WRITTEN INSTRUCTION. Copy each line of the data below exactly, leaving out pictures.

SOURCE EXCERPT.

######

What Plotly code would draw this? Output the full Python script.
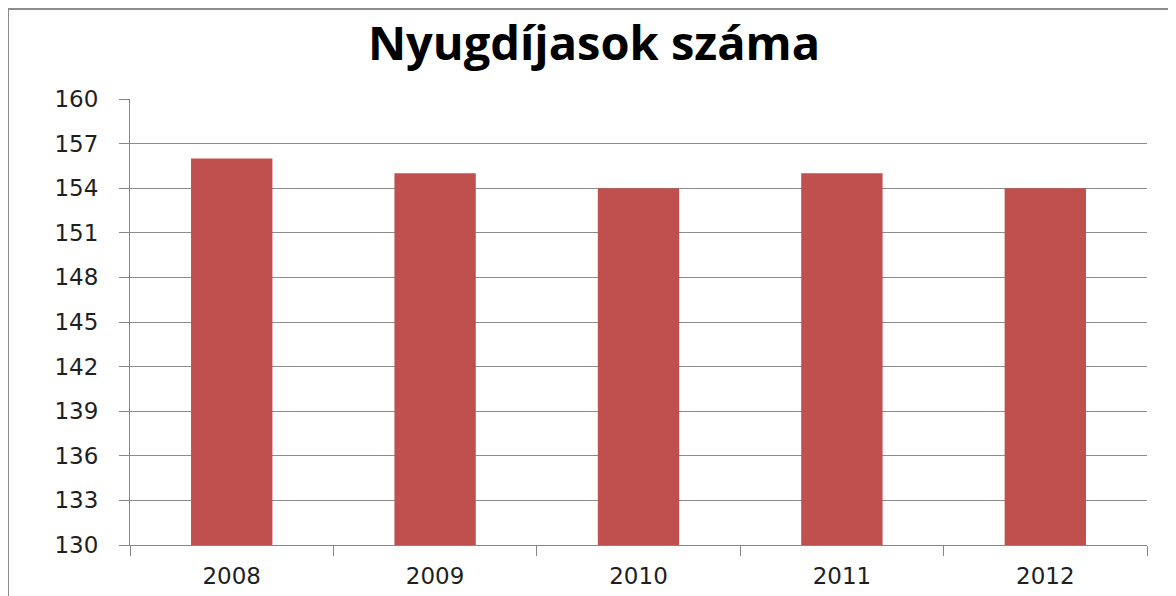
import plotly.graph_objects as go

years = ["2008", "2009", "2010", "2011", "2012"]
values = [156, 155, 154, 155, 154]
y_ticks = [130, 133, 136, 139, 142, 145, 148, 151, 154, 157, 160]
title_text = "Nyugdíjasok száma"

# page body has an 8px margin; compensate so the picture lines up with the window
OFF = 8
W, H = 1176 - OFF, 596 - OFF
L, R, T, B = 130 - OFF, 29, 99 - OFF, 51
pw, ph = W - L - R, H - T - B

fig = go.Figure(go.Bar(
    x=years, y=values, width=0.4,
    marker=dict(color="#C0504D", line=dict(width=0)),
))

axis_col = "#868686"
fig.update_layout(
    width=W, height=H,
    margin=dict(l=L, r=R, t=T, b=B, autoexpand=False),
    paper_bgcolor="white", plot_bgcolor="white",
    showlegend=False,
    title=dict(text="<b>" + title_text + "</b>", x=(594 - OFF) / W, xanchor="center",
               y=1 - (44 - OFF) / H, yanchor="middle",
               font=dict(family="Open Sans", size=47, color="#000000")),
    font=dict(family="DejaVu Sans", size=23, color="#1f1f1f"),
)
fig.update_xaxes(
    type="category", tickson="boundaries", ticks="outside", ticklen=10,
    tickcolor=axis_col, tickwidth=1, showline=True, linecolor=axis_col, linewidth=1,
    showgrid=False, ticklabelstandoff=10, tickfont=dict(size=23, color="#1f1f1f"),
)
fig.update_yaxes(
    range=[130, 160], tickvals=y_ticks, ticks="outside", ticklen=10,
    tickcolor=axis_col, tickwidth=1, showline=True, linecolor=axis_col, linewidth=1,
    showgrid=True, gridcolor="#8c8c8c", gridwidth=1, zeroline=False,
    ticklabelstandoff=16, tickfont=dict(size=23, color="#1f1f1f"),
)

# outer chart border (left and top edges visible)
fig.add_shape(type="rect", xref="paper", yref="paper",
              x0=(0 - L) / pw, x1=(W + 20 - L) / pw,
              y0=(H - B - (H + 20)) / ph, y1=(H - B - 1) / ph,
              line=dict(color="#8c8c8c", width=2), fillcolor="rgba(0,0,0,0)", layer="above")

fig.write_html("out.html")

######

ANSWER TO THE TASK.
What Plotly code would draw this? Output the full Python script.
import plotly.graph_objects as go

years = ["2008", "2009", "2010", "2011", "2012"]
values = [156, 155, 154, 155, 154]
y_ticks = [130, 133, 136, 139, 142, 145, 148, 151, 154, 157, 160]
title_text = "Nyugdíjasok száma"

# page body has an 8px margin; compensate so the picture lines up with the window
OFF = 8
W, H = 1176 - OFF, 596 - OFF
L, R, T, B = 130 - OFF, 29, 99 - OFF, 51
pw, ph = W - L - R, H - T - B

fig = go.Figure(go.Bar(
    x=years, y=values, width=0.4,
    marker=dict(color="#C0504D", line=dict(width=0)),
))

axis_col = "#868686"
fig.update_layout(
    width=W, height=H,
    margin=dict(l=L, r=R, t=T, b=B, autoexpand=False),
    paper_bgcolor="white", plot_bgcolor="white",
    showlegend=False,
    title=dict(text="<b>" + title_text + "</b>", x=(594 - OFF) / W, xanchor="center",
               y=1 - (44 - OFF) / H, yanchor="middle",
               font=dict(family="Open Sans", size=47, color="#000000")),
    font=dict(family="DejaVu Sans", size=23, color="#1f1f1f"),
)
fig.update_xaxes(
    type="category", tickson="boundaries", ticks="outside", ticklen=10,
    tickcolor=axis_col, tickwidth=1, showline=True, linecolor=axis_col, linewidth=1,
    showgrid=False, ticklabelstandoff=10, tickfont=dict(size=23, color="#1f1f1f"),
)
fig.update_yaxes(
    range=[130, 160], tickvals=y_ticks, ticks="outside", ticklen=10,
    tickcolor=axis_col, tickwidth=1, showline=True, linecolor=axis_col, linewidth=1,
    showgrid=True, gridcolor="#8c8c8c", gridwidth=1, zeroline=False,
    ticklabelstandoff=16, tickfont=dict(size=23, color="#1f1f1f"),
)

# outer chart border (left and top edges visible)
fig.add_shape(type="rect", xref="paper", yref="paper",
              x0=(0 - L) / pw, x1=(W + 20 - L) / pw,
              y0=(H - B - (H + 20)) / ph, y1=(H - B - 1) / ph,
              line=dict(color="#8c8c8c", width=2), fillcolor="rgba(0,0,0,0)", layer="above")

fig.write_html("out.html")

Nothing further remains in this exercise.